● **THE EXERCISE**:
Starting at the first line of the entries, extract each line up to and including the one that contains "from matplotlib.lines import Line2D", but leave out the pictures.

● **GIVEN RECORDS**:
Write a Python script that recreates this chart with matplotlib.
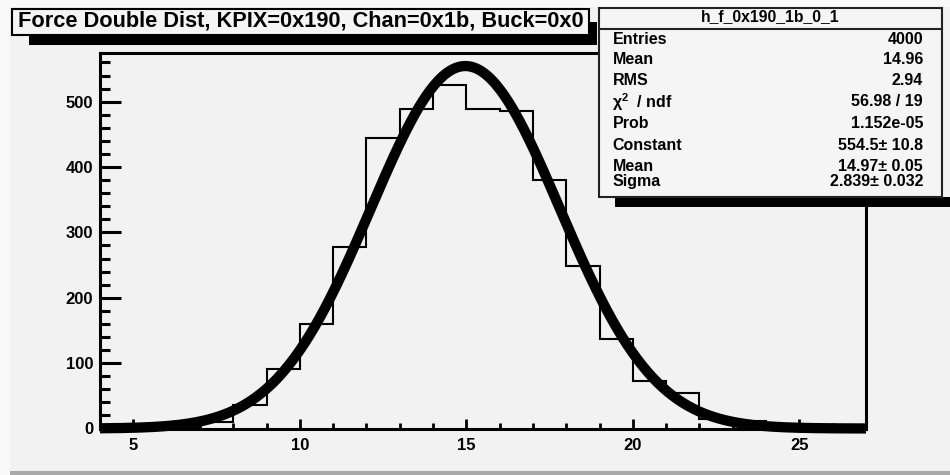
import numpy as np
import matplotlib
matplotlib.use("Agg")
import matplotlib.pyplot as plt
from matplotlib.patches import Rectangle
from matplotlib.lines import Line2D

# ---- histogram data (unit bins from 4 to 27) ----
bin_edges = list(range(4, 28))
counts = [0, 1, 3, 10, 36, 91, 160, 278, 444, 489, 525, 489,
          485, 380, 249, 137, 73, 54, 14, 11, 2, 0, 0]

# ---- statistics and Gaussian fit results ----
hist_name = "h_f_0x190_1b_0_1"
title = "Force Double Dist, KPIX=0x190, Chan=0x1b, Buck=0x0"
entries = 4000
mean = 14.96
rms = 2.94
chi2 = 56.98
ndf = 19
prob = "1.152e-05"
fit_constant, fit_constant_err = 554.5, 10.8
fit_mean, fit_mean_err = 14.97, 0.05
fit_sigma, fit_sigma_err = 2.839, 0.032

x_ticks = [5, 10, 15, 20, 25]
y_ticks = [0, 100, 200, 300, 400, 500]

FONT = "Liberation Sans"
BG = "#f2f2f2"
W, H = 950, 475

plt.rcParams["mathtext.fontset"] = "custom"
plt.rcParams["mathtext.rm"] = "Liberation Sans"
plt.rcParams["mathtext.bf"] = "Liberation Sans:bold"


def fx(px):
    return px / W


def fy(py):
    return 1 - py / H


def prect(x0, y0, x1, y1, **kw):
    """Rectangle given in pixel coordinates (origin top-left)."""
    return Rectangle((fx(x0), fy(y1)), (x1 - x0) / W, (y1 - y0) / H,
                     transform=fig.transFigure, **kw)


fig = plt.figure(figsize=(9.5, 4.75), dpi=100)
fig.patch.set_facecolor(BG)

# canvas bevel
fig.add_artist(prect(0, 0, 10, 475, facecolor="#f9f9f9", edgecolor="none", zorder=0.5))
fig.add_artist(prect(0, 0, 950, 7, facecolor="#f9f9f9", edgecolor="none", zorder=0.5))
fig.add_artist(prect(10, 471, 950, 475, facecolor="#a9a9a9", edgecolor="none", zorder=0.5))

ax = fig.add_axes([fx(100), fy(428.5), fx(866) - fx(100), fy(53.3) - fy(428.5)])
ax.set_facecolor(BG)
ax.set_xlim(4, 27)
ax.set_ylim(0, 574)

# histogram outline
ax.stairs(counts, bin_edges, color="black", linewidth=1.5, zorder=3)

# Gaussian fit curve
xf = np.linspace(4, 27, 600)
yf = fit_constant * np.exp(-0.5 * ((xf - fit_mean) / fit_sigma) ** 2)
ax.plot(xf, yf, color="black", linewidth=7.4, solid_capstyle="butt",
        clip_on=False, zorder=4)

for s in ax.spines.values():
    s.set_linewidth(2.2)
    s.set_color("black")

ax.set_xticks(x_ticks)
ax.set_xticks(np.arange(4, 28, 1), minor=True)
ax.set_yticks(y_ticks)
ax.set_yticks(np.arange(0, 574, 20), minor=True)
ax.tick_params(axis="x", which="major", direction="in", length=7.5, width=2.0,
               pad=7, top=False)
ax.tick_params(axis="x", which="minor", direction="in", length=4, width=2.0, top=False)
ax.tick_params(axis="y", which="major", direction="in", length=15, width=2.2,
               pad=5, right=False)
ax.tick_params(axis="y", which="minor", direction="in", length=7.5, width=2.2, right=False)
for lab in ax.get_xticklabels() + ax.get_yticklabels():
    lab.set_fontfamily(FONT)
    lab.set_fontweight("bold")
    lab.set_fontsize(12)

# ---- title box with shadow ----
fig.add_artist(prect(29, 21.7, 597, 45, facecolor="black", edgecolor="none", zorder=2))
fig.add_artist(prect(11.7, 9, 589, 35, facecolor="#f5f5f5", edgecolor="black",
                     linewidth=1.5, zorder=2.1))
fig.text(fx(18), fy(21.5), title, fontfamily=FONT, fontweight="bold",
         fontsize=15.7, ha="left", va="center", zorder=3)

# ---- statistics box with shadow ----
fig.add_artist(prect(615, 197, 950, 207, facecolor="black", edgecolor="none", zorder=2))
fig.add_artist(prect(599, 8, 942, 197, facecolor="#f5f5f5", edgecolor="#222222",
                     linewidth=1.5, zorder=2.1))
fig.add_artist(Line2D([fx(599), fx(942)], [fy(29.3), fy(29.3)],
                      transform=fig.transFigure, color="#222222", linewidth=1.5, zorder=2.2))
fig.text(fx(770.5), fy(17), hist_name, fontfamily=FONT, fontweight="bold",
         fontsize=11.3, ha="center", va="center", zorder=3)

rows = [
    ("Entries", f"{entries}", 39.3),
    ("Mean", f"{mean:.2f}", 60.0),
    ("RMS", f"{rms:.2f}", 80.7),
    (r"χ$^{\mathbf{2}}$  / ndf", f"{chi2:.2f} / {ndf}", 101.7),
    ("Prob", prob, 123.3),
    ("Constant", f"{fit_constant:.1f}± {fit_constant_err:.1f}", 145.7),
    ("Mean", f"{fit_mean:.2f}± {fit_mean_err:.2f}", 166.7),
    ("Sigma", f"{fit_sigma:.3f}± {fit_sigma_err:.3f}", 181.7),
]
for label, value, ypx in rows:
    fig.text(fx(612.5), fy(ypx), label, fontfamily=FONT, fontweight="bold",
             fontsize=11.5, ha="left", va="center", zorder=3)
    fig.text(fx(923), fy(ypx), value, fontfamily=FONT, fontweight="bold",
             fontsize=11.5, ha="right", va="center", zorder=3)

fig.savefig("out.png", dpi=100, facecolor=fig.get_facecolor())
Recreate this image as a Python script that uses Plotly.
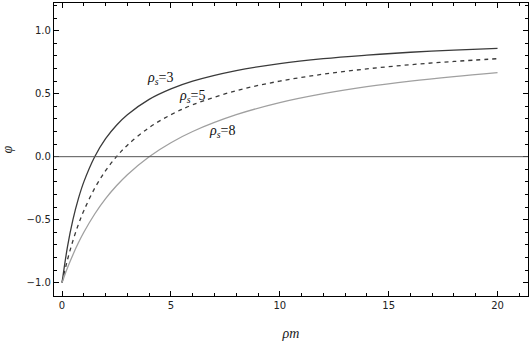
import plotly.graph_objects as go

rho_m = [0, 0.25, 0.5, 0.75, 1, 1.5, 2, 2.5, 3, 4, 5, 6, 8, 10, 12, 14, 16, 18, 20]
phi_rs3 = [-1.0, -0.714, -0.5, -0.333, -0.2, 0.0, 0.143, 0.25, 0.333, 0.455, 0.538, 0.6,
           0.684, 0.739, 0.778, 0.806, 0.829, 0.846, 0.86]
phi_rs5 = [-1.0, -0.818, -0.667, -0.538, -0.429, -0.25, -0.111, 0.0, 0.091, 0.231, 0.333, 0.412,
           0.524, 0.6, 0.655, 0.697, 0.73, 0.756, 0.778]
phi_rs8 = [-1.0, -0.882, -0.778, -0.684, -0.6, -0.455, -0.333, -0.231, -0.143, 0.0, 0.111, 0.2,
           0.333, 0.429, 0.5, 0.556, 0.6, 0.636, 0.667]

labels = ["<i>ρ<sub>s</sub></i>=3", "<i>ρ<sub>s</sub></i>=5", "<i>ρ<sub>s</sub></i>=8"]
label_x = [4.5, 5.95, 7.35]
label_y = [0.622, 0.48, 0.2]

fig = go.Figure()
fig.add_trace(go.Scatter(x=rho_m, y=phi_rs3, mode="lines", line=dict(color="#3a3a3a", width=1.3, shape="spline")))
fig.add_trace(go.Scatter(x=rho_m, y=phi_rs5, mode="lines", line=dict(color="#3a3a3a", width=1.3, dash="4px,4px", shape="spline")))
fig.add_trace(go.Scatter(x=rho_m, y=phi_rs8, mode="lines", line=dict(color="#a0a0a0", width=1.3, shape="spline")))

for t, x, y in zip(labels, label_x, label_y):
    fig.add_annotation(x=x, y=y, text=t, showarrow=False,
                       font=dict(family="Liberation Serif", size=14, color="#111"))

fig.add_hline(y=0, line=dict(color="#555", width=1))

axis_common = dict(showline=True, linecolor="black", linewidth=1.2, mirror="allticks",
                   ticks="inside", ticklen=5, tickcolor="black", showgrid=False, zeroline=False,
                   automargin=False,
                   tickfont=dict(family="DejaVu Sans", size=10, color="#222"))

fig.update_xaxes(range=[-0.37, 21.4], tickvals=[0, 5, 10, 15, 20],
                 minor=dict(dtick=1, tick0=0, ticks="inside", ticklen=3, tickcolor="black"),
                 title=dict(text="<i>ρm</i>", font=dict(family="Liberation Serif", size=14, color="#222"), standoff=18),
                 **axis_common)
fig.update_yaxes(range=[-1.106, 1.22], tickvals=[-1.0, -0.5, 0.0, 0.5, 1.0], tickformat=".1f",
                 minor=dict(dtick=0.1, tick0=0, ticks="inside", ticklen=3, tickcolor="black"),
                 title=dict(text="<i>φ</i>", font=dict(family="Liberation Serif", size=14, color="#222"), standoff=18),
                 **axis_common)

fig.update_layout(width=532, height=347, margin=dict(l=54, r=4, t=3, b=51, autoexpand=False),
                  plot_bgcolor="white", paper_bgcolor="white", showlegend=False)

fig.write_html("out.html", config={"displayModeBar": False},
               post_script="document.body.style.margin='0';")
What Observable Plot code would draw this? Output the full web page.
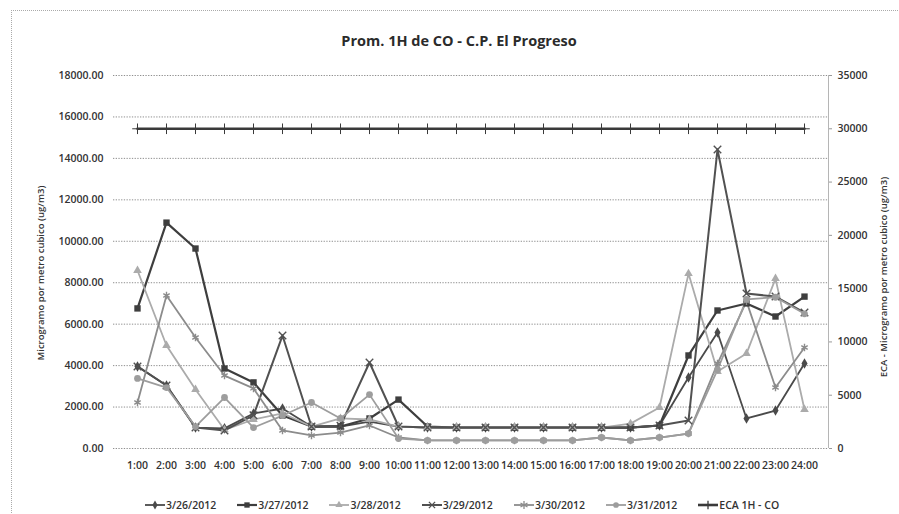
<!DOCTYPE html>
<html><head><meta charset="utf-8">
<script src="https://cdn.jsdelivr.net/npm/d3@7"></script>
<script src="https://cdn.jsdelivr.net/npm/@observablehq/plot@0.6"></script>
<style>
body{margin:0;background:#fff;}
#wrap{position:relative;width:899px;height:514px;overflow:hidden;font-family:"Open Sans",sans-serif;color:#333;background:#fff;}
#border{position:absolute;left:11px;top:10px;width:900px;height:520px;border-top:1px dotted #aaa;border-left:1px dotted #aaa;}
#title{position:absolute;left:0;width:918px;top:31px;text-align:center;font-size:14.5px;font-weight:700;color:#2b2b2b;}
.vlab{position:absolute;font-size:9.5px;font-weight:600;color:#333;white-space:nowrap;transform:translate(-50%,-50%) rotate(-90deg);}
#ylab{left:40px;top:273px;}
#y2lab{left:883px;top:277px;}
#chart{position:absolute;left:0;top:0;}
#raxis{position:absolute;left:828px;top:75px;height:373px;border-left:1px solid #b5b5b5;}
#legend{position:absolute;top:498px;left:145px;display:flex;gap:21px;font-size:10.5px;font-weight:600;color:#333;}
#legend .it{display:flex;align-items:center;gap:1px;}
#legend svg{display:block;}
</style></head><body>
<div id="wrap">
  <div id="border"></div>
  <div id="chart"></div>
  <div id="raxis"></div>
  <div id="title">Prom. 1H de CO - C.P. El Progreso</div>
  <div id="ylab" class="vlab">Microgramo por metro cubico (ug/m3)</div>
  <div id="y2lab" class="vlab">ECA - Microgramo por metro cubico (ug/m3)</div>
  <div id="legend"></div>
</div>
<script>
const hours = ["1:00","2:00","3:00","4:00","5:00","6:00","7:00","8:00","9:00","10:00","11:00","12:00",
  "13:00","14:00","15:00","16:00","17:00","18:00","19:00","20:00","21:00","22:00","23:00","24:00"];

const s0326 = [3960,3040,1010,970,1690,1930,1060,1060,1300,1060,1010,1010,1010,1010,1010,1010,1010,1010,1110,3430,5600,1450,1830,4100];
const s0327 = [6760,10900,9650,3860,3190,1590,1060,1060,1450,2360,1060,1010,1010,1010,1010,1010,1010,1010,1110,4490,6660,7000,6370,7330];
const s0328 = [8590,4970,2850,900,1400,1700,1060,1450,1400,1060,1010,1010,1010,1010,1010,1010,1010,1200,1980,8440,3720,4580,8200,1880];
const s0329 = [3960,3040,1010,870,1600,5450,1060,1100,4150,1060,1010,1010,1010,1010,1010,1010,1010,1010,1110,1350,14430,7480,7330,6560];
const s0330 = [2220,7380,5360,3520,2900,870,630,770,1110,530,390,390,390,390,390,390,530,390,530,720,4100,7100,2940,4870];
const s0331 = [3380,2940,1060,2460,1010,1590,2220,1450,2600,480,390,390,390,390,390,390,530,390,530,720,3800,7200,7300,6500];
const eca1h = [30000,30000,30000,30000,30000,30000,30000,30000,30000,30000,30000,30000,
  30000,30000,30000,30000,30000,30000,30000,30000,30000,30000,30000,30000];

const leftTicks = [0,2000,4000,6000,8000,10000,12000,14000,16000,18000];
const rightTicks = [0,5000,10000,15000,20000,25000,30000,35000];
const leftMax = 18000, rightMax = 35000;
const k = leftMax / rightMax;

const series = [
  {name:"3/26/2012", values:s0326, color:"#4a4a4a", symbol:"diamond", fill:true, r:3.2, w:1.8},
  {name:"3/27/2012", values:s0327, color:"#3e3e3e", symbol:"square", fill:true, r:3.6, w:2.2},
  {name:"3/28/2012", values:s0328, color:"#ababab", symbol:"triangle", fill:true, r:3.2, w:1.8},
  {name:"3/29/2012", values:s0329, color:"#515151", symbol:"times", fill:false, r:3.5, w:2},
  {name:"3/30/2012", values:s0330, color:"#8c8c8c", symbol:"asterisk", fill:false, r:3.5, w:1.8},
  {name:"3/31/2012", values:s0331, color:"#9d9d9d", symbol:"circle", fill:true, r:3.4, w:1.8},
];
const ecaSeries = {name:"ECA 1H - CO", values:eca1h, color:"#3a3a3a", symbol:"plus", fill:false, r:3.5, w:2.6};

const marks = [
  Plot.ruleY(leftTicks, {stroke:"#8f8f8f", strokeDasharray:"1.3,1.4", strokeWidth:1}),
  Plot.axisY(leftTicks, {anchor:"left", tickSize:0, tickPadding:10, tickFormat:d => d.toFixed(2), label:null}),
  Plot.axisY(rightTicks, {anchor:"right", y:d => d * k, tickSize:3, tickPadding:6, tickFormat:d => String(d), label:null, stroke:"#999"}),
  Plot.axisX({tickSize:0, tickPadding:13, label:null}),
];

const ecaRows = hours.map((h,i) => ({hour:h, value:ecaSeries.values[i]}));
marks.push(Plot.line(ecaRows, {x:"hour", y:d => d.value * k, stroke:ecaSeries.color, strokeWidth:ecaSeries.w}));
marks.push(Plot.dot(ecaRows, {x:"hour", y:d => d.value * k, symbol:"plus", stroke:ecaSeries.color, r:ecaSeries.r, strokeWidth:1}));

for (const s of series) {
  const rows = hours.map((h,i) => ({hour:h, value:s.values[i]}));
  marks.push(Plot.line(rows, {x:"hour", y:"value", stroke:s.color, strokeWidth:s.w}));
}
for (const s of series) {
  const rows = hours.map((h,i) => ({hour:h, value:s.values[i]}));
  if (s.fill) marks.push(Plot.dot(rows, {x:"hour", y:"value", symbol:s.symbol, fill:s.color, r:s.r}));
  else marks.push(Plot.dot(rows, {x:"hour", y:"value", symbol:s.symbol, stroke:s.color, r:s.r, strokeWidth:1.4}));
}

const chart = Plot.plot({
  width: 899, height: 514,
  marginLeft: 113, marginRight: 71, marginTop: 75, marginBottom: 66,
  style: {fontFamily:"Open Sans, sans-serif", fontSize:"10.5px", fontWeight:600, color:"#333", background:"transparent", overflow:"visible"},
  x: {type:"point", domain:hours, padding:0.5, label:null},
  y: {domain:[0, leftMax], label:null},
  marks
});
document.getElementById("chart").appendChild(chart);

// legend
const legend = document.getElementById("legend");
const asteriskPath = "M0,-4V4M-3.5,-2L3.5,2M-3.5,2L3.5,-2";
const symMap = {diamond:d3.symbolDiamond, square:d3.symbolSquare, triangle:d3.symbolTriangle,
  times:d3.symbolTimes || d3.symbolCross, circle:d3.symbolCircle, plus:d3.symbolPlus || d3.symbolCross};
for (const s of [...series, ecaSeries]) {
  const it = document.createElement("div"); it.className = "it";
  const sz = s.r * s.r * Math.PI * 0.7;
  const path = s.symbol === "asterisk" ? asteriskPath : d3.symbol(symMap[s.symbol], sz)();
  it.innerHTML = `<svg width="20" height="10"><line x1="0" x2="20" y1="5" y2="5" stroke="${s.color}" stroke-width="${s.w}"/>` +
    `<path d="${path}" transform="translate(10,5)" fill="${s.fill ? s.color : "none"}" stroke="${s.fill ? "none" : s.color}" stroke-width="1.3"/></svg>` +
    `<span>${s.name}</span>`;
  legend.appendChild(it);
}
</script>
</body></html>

● **ANSWER FOR THE TASK**:
Write a Python script that recreates this chart with matplotlib.
import numpy as np
import matplotlib
matplotlib.use("Agg")
import matplotlib.pyplot as plt
from matplotlib.patches import Rectangle
from matplotlib.lines import Line2D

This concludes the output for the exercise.